Interestingly, sometimes two different filmmakers independently came up with the same idea, such as with Andrei Konchalovsky’s Runaway Train (1985) and Alexander Grishin’s Poyezd vne raspisaniya [Unscheduled Train], both of which told a story about people trapped on a train with no brakes and nobody at the controls. The two movies were released at about the same time in the mid-1980s, so nobody could have possibly stolen ideas from each other, but the similarity of the plots is quite striking.

These days, however, the situation is notably different, and recycling a Hollywood film that many people here have already seen on video or on TV is a challenging task, as the comparison with the original could turn out to be quite unflattering to the remake. But directors seem eager to try anyway.

It was a son of the aforementioned Andrei Konchalovsky, Yegor, who started the most recent wave of Russian remakes of Hollywood films three years ago with his Pobeg [Escape]. The plot of the movie was strikingly similar to that of 1993’s The Fugitive by Andrew Davis, with Harrison Ford and Tommy Lee Jones as the leads. However, it was never said that the movie was a “remake” and only some people noticed the conspicuous similarities with The Fugitive, which, although seen here on pirated videotapes in the mid-1990s, was not theatrically released in Russia and thus not a huge hit in this country. Konchalovsky’s movie was lackluster, earning little success with either audiences or critics, and that’s probably why no one really bothered to accuse him of ripping off The Fugitive’s storyline.

The remake trend continued with 12, by veteran director Nikita Mikhalkov, this time an official remake of Sidney Lumet’s 1957 classic Twelve Angry Men. Although the movie was among six nominated for the best foreign-language film Oscar in early 2008, observers in Russia could not help but notice how the differences between the U.S. and Russian legal systems presented difficulties for the adaptation of the American “jury-room drama” to a Russian setting.

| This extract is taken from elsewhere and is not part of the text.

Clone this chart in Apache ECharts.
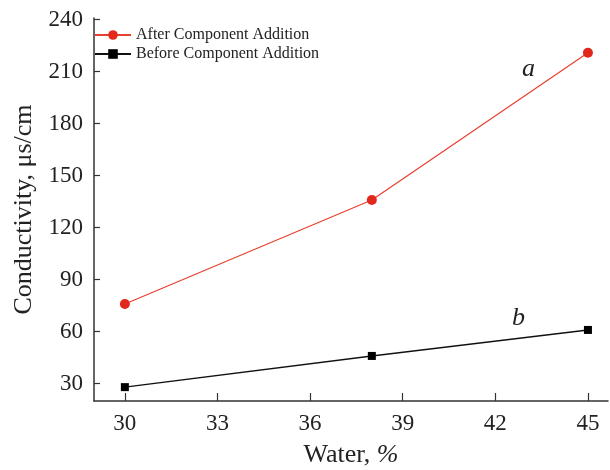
<!DOCTYPE html>
<html><head><meta charset="utf-8">
<script src="https://cdn.jsdelivr.net/npm/echarts@6/dist/echarts.min.js"></script>
<style>html,body{margin:0;padding:0;background:#fff}#c{width:610px;height:470px}</style>
</head><body><div id="c"></div>
<script>
const water = [30, 38, 45];
const afterAddition = [76, 136, 221];
const beforeAddition = [28, 46, 61];
const xTicks = [30, 33, 36, 39, 42, 45];
const yTicks = [30, 60, 90, 120, 150, 180, 210, 240];
const seriesNames = ['After Component Addition', 'Before Component Addition'];

const font = 'Liberation Serif';
const chart = echarts.init(document.getElementById('c'), null, {renderer: 'canvas'});
chart.setOption({
  animation: false,
  backgroundColor: '#fff',
  textStyle: {fontFamily: font},
  grid: {left: 94, right: 2, top: 18, bottom: 69, containLabel: false, outerBoundsMode: 'none'},
  legend: {
    orient: 'vertical', left: 94, top: 27, padding: 0, itemGap: 3, itemWidth: 36, itemHeight: 12,
    textStyle: {fontFamily: font, fontSize: 16, lineHeight: 12, color: '#222'},
    data: seriesNames
  },
  xAxis: {
    type: 'value', min: 29, max: 45.65,
    name: 'Water, {i|%}', nameLocation: 'middle', nameGap: 41,
    nameTextStyle: {fontFamily: font, fontSize: 26, color: '#222', rich: {i: {fontFamily: font, fontStyle: 'italic', fontSize: 26, color: '#222'}}},
    axisLine: {show: true, lineStyle: {color: '#333', width: 1.5}},
    axisTick: {show: true, inside: true, length: 8, customValues: xTicks, lineStyle: {color: '#333', width: 1.2}},
    axisLabel: {customValues: xTicks, fontFamily: font, fontSize: 23, color: '#222', margin: 11},
    splitLine: {show: false}
  },
  yAxis: {
    type: 'value', min: 20, max: 241,
    name: 'Conductivity, μs/cm', nameLocation: 'middle', nameGap: 57,
    nameTextStyle: {fontFamily: font, fontSize: 26, color: '#222'},
    axisLine: {show: true, lineStyle: {color: '#333', width: 1.5}},
    axisTick: {show: true, inside: true, length: 6, customValues: yTicks, lineStyle: {color: '#333', width: 1.2}},
    axisLabel: {customValues: yTicks, fontFamily: font, fontSize: 23, color: '#222', margin: 11},
    splitLine: {show: false}
  },
  series: [
    {
      name: seriesNames[0], type: 'line',
      data: water.map((x, i) => [x, afterAddition[i]]),
      symbol: 'circle', symbolSize: 10,
      itemStyle: {color: '#e3281b'}, lineStyle: {color: '#e8402f', width: 1.2}
    },
    {
      name: seriesNames[1], type: 'line',
      data: water.map((x, i) => [x, beforeAddition[i]]),
      symbol: 'rect', symbolSize: 8,
      itemStyle: {color: '#000'}, lineStyle: {color: '#111', width: 1.4}
    }
  ],
  graphic: [
    {type: 'text', left: 522, top: 56, style: {text: 'a', font: 'italic 26px "Liberation Serif"', fill: '#222'}},
    {type: 'text', left: 512, top: 305, style: {text: 'b', font: 'italic 26px "Liberation Serif"', fill: '#222'}}
  ]
});
</script></body></html>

Still, the outcome was not as dismal as that of two highly publicized remakes released in 2008: the first of William Wyler’s 1953 Roman Holiday, which in the hands of director Alexander Chernyayev became Vsyo mogut koroli [Kings Can Do Anything], and the second of Mark L. Lester’s 1985 Commando, remade by Mikhail Porechenkov as Den D [DDay]. The quality of the two originals is hardly comparable, though audiences wouldn’t know that from watching the two remakes, which are equally shoddy. Predictably, both films’ performance at the Russian box office was poor, and domestic film critics enjoyed the chance to indulge in sarcasm and scathing remarks.

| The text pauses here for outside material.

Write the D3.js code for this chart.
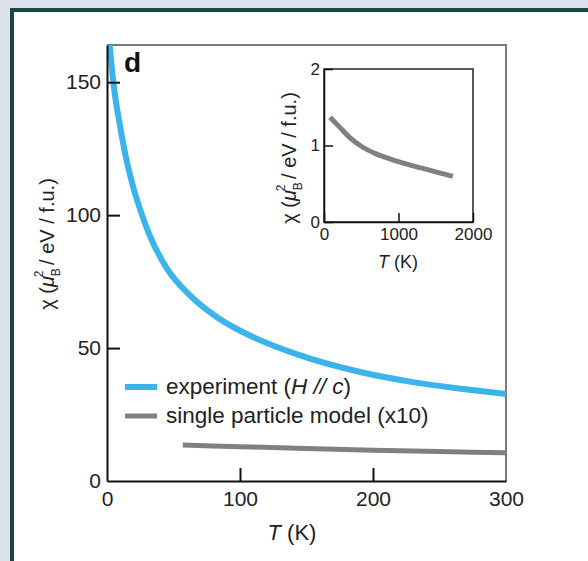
<!DOCTYPE html>
<html>
<head>
<meta charset="utf-8">
<script src="https://cdn.jsdelivr.net/npm/d3@7"></script>
<style>
  html, body { margin: 0; padding: 0; background: #dde3ec; }
  svg { display: block; font-family: "Liberation Sans", Arial, sans-serif; }
</style>
</head>
<body>
<svg id="chart" width="588" height="561"></svg>
<script>
// experiment, T (K) vs chi
const expT   = [2, 5, 10, 15, 20, 25, 32, 45, 62, 83, 107, 143, 192, 230, 268, 300];
const expChi = [164, 149, 133, 120, 110, 102, 92.5, 80, 70, 61.5, 54.8, 47.6, 40.8, 37.2, 34.6, 32.7];

// single particle model (x10)
const spmT   = [57, 100, 150, 200, 250, 300];
const spmChi = [13.5, 12.9, 12.2, 11.6, 11.1, 10.6];

// inset: single particle model, wide range
const insetT   = [80, 200, 350, 500, 700, 900, 1100, 1300, 1500, 1730];
const insetChi = [1.37, 1.25, 1.1, 0.99, 0.89, 0.82, 0.76, 0.707, 0.655, 0.598];

const xTicks = [0, 100, 200, 300];
const yTicks = [0, 50, 100, 150];
const insetXTicks = [0, 1000, 2000];
const insetYTicks = [0, 1, 2];

const legendLabels = ['experiment', 'single particle model (x10)'];

(function() {
  'use strict';

  const svg = d3.select('#chart'),
        BLUE = '#3ab4ea',
        GRAY = '#808080';

  // frame panel
  svg.append('rect')
    .attr('x', 12).attr('y', 10)
    .attr('width', 600).attr('height', 600)
    .attr('fill', '#fff')
    .attr('stroke', '#1d4547')
    .attr('stroke-width', 4);

  // ---- main plot
  const x = d3.scaleLinear().domain([0, 300]).range([107, 506]),
        y = d3.scaleLinear().domain([0, 164]).range([481, 45]);

  svg.append('clipPath').attr('id', 'clip')
    .append('rect')
    .attr('x', x(0)).attr('y', y(164))
    .attr('width', x(300) - x(0)).attr('height', y(0) - y(164));

  const line = d3.line()
    .x(d => x(d[0]))
    .y(d => y(d[1]))
    .curve(d3.curveMonotoneX);

  // top + right frame (gray)
  svg.append('path')
    .attr('d', `M${x(0)},${y(164)}H${x(300)}V${y(0)}`)
    .attr('fill', 'none')
    .attr('stroke', '#7a7a7a')
    .attr('stroke-width', 2);

  const plot = svg.append('g').attr('clip-path', 'url(#clip)');

  plot.append('path')
    .datum(spmT.map((t, i) => [t, spmChi[i]]))
    .attr('d', line)
    .attr('fill', 'none')
    .attr('stroke', GRAY)
    .attr('stroke-width', 5);

  plot.append('path')
    .datum(expT.map((t, i) => [t, expChi[i]]))
    .attr('d', line)
    .attr('fill', 'none')
    .attr('stroke', BLUE)
    .attr('stroke-width', 6);

  // axes: inner ticks
  const xAxis = svg.append('g')
    .attr('transform', `translate(0,${y(0)})`)
    .call(d3.axisBottom(x).tickValues(xTicks).tickSizeInner(-13).tickSizeOuter(0).tickPadding(10));
  const yAxis = svg.append('g')
    .attr('transform', `translate(${x(0)},0)`)
    .call(d3.axisLeft(y).tickValues(yTicks).tickSizeInner(-13).tickSizeOuter(0).tickPadding(6));

  [xAxis, yAxis].forEach(a => {
    a.select('.domain').attr('stroke', '#111').attr('stroke-width', 2);
    a.selectAll('.tick line').attr('stroke', '#111').attr('stroke-width', 2);
    a.selectAll('.tick text')
      .attr('font-size', 21)
      .attr('font-family', '"Liberation Sans", Arial, sans-serif')
      .attr('fill', '#222');
  });
  xAxis.selectAll('.tick line').filter(d => d === 0 || d === 300).remove();
  yAxis.selectAll('.tick line').filter(d => d === 0).remove();

  // axis titles
  const xt = svg.append('text')
    .attr('x', 292).attr('y', 540)
    .attr('text-anchor', 'middle')
    .attr('font-size', 22)
    .attr('fill', '#222');
  xt.append('tspan').attr('font-style', 'italic').text('T');
  xt.append('tspan').text(' (K)');

  const yTitle = (g, fs) => {
    const t = g.append('text')
      .attr('text-anchor', 'middle')
      .attr('font-size', fs)
      .attr('fill', '#222');
    t.append('tspan').text('χ (');
    t.append('tspan').attr('font-style', 'italic').text('μ');
    t.append('tspan').attr('font-size', fs * 0.6).attr('dy', fs * 0.3).text('B');
    t.append('tspan').attr('font-size', fs * 0.6).attr('dx', -fs * 0.45).attr('dy', -fs * 0.85).text('2');
    t.append('tspan').attr('dy', fs * 0.55).text(' / eV / f.u.)');
    return t;
  };

  yTitle(svg.append('g').attr('transform', 'translate(54,244) rotate(-90)'), 20);

  // panel letter
  svg.append('text')
    .attr('x', 124).attr('y', 72)
    .attr('font-size', 28)
    .attr('font-weight', 'bold')
    .attr('fill', '#111')
    .text('d');

  // legend
  const legend = svg.append('g');
  [BLUE, GRAY].forEach((c, i) => {
    const ly = 387 + i * 29;
    legend.append('line')
      .attr('x1', 125).attr('x2', 157)
      .attr('y1', ly).attr('y2', ly)
      .attr('stroke', c)
      .attr('stroke-width', i ? 5 : 6);
    const t = legend.append('text')
      .attr('x', 166).attr('y', ly + 7)
      .attr('font-size', 22.5)
      .attr('fill', '#222')
      .text(legendLabels[i]);
    if (i === 0) {
      t.append('tspan').text(' (');
      t.append('tspan').attr('font-style', 'italic').text('H // c');
      t.append('tspan').text(')');
    }
  });

  // ---- inset
  const ix = d3.scaleLinear().domain([0, 2000]).range([324, 473]),
        iy = d3.scaleLinear().domain([0, 2]).range([222, 69]);

  svg.append('rect')
    .attr('x', ix(0)).attr('y', iy(2))
    .attr('width', ix(2000) - ix(0)).attr('height', iy(0) - iy(2))
    .attr('fill', '#fff')
    .attr('stroke', '#222')
    .attr('stroke-width', 1.5);

  svg.append('path')
    .datum(insetT.map((t, i) => [t, insetChi[i]]))
    .attr('d', d3.line().x(d => ix(d[0])).y(d => iy(d[1])).curve(d3.curveMonotoneX))
    .attr('fill', 'none')
    .attr('stroke', GRAY)
    .attr('stroke-width', 5);

  const ixAxis = svg.append('g')
    .attr('transform', `translate(0,${iy(0)})`)
    .call(d3.axisBottom(ix).tickValues(insetXTicks).tickFormat(d3.format('d')).tickSizeInner(-9).tickSizeOuter(0).tickPadding(6));
  const iyAxis = svg.append('g')
    .attr('transform', `translate(${ix(0)},0)`)
    .call(d3.axisLeft(iy).tickValues(insetYTicks).tickFormat(d3.format('d')).tickSizeInner(-9).tickSizeOuter(0).tickPadding(4));

  [ixAxis, iyAxis].forEach(a => {
    a.select('.domain').attr('stroke', '#111').attr('stroke-width', 1.5);
    a.selectAll('.tick line').attr('stroke', '#111').attr('stroke-width', 1.5);
    a.selectAll('.tick text')
      .attr('font-size', 17)
      .attr('font-family', '"Liberation Sans", Arial, sans-serif')
      .attr('fill', '#222');
  });

  const ixt = svg.append('text')
    .attr('x', 398).attr('y', 268)
    .attr('text-anchor', 'middle')
    .attr('font-size', 18)
    .attr('fill', '#222');
  ixt.append('tspan').attr('font-style', 'italic').text('T');
  ixt.append('tspan').text(' (K)');

  yTitle(svg.append('g').attr('transform', 'translate(296,158) rotate(-90)'), 20);
})();
</script>
</body>
</html>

The main question is what the producers’ rationale was for doing the remakes. Was it the notorious “lack of ideas and good scripts”? The idea that people who saw the originals would be eager to see the “localized” versions? Or the fact that remakes account for quite a substantial share of films made in Hollywood these days?

If the latter is true, and domestic producers just want to follow current Hollywood trends, then they might consider more carefully the true appeal of the remake. Hollywood remakes films so as to render them more accessible to American filmgoers, who have been raised on a diet of Hollywood movies and thus often require “translation” into the “language” of contemporary Hollywood cinema. However, years of exposure to Hollywood’s products has made Russians quite fluent in its language. So if Russian audiences are comfortable watching the originals, is there any need for “localizing”?